The journey to Kapsakwony took slightly longer than planned; an hour and a half longer. The bus would go up one foothill and then down the other side which was only slighly shorter in height before the next climb would begin. The scenery was beautiful and a lush green. At one point we saw signs on buidling saying Kimilili. This surprised me somewhat as my brother's wife's brother and his wife live there. We carried on up the mountain. We started passing more and more people walking. It occurred to us that they were going to the same event. This is going to be big. Then a banner was over the road announcing the dedication of the Bible. And then we arrived at the sight of many coaches and vehicles parked up. Disembarking we followed the flow of people across the field. On the other side men and women were separated out in order to be frisked by the gender appropriate police officers. As an obvious non-Kenyan I was waved through the queue. Inside was a sea of people. I couldn't quite get my bearings there were so many. There were marquees arrange in a rectangular quad about 30 metres across the opening. After walking round three sides we found where we were supposed to be sitting. It was rammed with people and so I stood at the back with an umbrella to keep the sun off. Speeches were flowing - we had arrived very late. Even the politicians had beaten us there. No... wait.... a 4x4 drove into the middle of the quad, out got a woman with the most enormous head-dress. She walked towards the dignitaries and someone came running with a chair for her use.

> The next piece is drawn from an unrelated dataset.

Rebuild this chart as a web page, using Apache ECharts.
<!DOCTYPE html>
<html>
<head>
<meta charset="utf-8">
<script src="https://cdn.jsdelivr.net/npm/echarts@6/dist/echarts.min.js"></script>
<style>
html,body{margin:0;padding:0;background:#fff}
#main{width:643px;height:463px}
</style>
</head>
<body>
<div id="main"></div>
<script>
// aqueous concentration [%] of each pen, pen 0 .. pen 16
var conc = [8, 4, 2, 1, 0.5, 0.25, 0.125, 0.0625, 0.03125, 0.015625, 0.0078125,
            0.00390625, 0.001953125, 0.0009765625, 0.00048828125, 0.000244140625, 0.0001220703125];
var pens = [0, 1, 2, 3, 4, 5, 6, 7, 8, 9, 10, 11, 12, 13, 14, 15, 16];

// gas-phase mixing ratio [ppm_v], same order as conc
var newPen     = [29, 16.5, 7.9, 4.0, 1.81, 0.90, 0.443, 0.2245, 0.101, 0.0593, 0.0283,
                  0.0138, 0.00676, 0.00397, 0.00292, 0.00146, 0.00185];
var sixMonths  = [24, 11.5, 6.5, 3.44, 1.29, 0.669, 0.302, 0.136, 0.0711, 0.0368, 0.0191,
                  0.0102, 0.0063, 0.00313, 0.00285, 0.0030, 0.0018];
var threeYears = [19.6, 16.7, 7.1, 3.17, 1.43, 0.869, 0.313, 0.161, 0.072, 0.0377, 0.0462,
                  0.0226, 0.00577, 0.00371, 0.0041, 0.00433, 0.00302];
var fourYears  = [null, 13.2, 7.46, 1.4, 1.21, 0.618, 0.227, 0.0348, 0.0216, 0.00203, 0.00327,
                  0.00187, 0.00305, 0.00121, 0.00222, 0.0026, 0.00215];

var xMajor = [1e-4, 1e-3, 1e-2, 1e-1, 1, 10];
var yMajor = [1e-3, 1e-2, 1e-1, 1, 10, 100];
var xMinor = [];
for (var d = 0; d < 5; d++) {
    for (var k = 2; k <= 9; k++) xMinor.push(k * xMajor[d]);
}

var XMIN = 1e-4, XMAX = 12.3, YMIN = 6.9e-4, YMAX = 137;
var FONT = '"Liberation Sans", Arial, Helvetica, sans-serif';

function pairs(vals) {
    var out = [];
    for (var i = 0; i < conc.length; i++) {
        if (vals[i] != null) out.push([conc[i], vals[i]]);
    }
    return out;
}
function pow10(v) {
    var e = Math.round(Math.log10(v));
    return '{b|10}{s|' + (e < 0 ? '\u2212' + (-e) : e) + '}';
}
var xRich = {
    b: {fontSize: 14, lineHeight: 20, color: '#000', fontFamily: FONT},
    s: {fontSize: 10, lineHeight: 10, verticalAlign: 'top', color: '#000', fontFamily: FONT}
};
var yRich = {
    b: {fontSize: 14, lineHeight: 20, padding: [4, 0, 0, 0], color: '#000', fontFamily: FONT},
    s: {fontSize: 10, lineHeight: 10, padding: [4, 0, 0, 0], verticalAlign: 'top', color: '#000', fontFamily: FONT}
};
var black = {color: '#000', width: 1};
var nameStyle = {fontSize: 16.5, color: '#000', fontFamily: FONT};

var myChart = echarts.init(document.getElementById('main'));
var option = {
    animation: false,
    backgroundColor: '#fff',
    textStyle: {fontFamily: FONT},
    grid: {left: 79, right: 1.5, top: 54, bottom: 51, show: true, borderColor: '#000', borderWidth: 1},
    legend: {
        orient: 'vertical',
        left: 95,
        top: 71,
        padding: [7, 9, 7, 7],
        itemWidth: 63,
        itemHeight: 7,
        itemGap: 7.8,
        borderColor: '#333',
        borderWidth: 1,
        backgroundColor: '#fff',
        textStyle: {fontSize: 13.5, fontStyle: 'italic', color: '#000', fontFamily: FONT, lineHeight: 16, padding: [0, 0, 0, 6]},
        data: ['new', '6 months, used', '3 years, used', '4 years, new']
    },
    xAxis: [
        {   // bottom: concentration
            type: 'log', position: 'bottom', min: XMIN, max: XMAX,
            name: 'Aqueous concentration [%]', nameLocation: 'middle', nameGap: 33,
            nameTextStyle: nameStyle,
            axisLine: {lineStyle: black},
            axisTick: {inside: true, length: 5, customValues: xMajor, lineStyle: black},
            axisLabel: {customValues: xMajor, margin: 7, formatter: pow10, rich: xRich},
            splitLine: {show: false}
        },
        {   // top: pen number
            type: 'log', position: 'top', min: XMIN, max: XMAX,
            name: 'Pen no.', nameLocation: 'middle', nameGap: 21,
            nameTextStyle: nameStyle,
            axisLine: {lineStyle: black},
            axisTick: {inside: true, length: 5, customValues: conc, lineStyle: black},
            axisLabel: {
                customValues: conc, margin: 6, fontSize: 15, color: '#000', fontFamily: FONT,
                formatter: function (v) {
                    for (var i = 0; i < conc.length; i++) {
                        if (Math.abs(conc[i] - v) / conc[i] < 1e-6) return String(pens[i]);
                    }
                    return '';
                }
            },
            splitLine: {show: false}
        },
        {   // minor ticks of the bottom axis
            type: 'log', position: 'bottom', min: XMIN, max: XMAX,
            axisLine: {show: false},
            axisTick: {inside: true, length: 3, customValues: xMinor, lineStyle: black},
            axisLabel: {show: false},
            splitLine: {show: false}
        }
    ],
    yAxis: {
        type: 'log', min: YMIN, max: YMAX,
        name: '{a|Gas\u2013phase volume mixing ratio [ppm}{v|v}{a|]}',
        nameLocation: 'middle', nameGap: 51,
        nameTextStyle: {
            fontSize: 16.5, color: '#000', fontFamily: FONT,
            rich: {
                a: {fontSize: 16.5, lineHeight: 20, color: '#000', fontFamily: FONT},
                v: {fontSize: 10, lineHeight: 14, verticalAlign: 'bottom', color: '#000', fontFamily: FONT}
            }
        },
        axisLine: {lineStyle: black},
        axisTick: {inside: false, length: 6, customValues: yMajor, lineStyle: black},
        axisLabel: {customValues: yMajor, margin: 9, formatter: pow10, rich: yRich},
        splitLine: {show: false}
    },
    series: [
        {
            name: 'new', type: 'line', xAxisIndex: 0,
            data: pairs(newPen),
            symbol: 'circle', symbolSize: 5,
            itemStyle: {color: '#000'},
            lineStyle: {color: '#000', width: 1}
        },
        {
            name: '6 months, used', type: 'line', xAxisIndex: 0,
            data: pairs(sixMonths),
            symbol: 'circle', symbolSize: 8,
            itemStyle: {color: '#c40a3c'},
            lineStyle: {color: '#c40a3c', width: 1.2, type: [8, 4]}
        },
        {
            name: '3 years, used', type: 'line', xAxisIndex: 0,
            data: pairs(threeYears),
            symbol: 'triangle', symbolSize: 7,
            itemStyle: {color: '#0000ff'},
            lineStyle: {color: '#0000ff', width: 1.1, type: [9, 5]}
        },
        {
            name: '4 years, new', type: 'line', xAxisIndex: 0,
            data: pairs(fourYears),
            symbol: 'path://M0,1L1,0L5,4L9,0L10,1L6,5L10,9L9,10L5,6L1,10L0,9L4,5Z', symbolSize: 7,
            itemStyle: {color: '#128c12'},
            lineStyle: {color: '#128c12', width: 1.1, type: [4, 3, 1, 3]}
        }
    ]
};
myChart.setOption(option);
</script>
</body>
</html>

Many of the speeches touched upon the role the Bible can play in reconciliation. Mount Elgon has had a recent history of violence. Time doesn't heal wounds very well but forgiveness does.

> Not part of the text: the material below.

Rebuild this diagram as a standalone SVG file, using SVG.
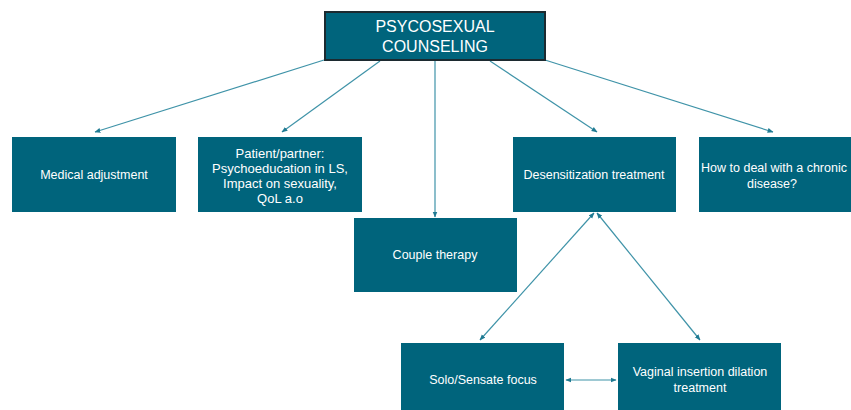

One of the highlights was listening to several people reading publicly from the Bible. An older woman had a go. "This is very hard" she said in Sabaot, and she's sort of right. Sabaot is a langauge that has 20 vowels and 11 consonants. Swahili has five vowels and so for her, as someone who had managed to read Swahili, it's hard going. Following her was a young girl in a yellow dress with a clear and high pitched voice which rang out clearly. She launched into her reading, which was fast and seemingly perfect - there was no stumbling. The crowd, by now around 10,000 gave her the best reception of the day - cheers, ululations and massive applause. She said more than any number of speakers with eloquent words. Take a look 2 minutes and 32 seconds into this news report to see for yourself.

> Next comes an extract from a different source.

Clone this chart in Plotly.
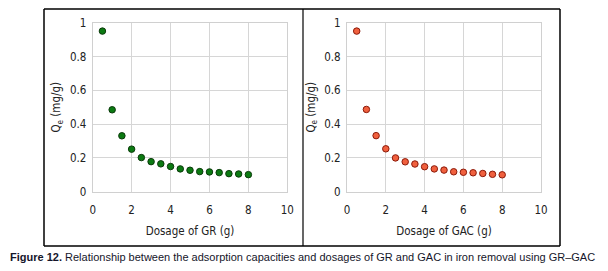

As the day wore on the microphone opened up to the politicians present. The headline politician was the honerable William Ruto who is running to be President of Kenya. He is born a Kalenjin and that language is related to Sabaot. It's exciting to think what could come from him holding the Bible in a neighbouring language to his heart. What could the Holy Spirit impart to him that may change the face of Kenya?
Janet and I did not have much time to hang around. We had a boat to catch, and so soon after 2pm we met up with Naphtaly and his taxi driver for the day, and we began our trip south to Lake Victoria. We stopped off in Kimilili for some lunch - chicken and chips. Once again I rued the lack of a phone number for Mike and Becky, my brother's in-laws. We later learned that they were living just around the corner. What a shame. We carried on our journey. Naphtaly spent a while lamenting the instructions he had been given to come to the dedication. "take the left turn before the T-junction" - several miles before the T-junction - was a particularly amusing point. We carried on onto wide plains of sugar cane around Mamias. We missed one road bump at speed - perhaps 50mph - always enjoyable.
We stopped at the equator for photos and then ploughed on. The clock was somewhere near 6pm and the sky was darkening with rain clouds. We took a short cut for perhaps twenty minutes of dirt road. Turning back on to tarmac roads the skies opened. Lightning all around as the sun set and it became dark. The road wound down to the coast. In the rain there was nothing but the faintest shift of hue through the windscreen to seperate the road from the vegetation. Every few seconds the sky would flash and light up the next corner for us to take.
Finally the road petered out and we found ourselves in the dark looking out across water and boats. The rain was incessant. We waited. The rain slowed to that of a regular rainstorm. This was the cue for a boat to be bailed out and prepared. This was done under the
light of the car headlights. Our bags were next stowed under a
tarpaulin and next we clambered into the boat. We had an umbrella each -
you should never travel without one - and we must have looked a sight.
Iwas dressed somewhat smart casual, Naphtaly was in a smart grey suit
and Janet was wearing a pink dress down to her ankles. The engine started
into life at one of the first attempts, and we headed out into the
darkness.
The
water was surprisingly calm. The long thin boat has much in common
with a canoe and it sliced through any choppy waves there were. We angled
our brollies forwards to keep the light rain off us. We had no lights
on the boat or light jackets. The land was dark except for occasional
dots of brightness. The storm was still close enough for lightening to
flicker on the left and the right every second or so as we made our journey. The rumbles of thunder were hardly audible. The journey across the bay was about 30 minutes. It's hard to keep track of time on the water. It felt like a long time. I thought of Jesus asleep in the boat asleep while the disciples battled a storm. I wondered what insights I was gaining.
Arriving on the far shore we found a taxi waiting. We headed for some food of tilapia and from here we made our way to the International Center for Insect Physiology and Ecology. After such a long and eventful journey we felt so blessed to have arrived at such a welcoming centre with hot water in the taps. A good night's sleep commenced. Just one more boat ride till the island.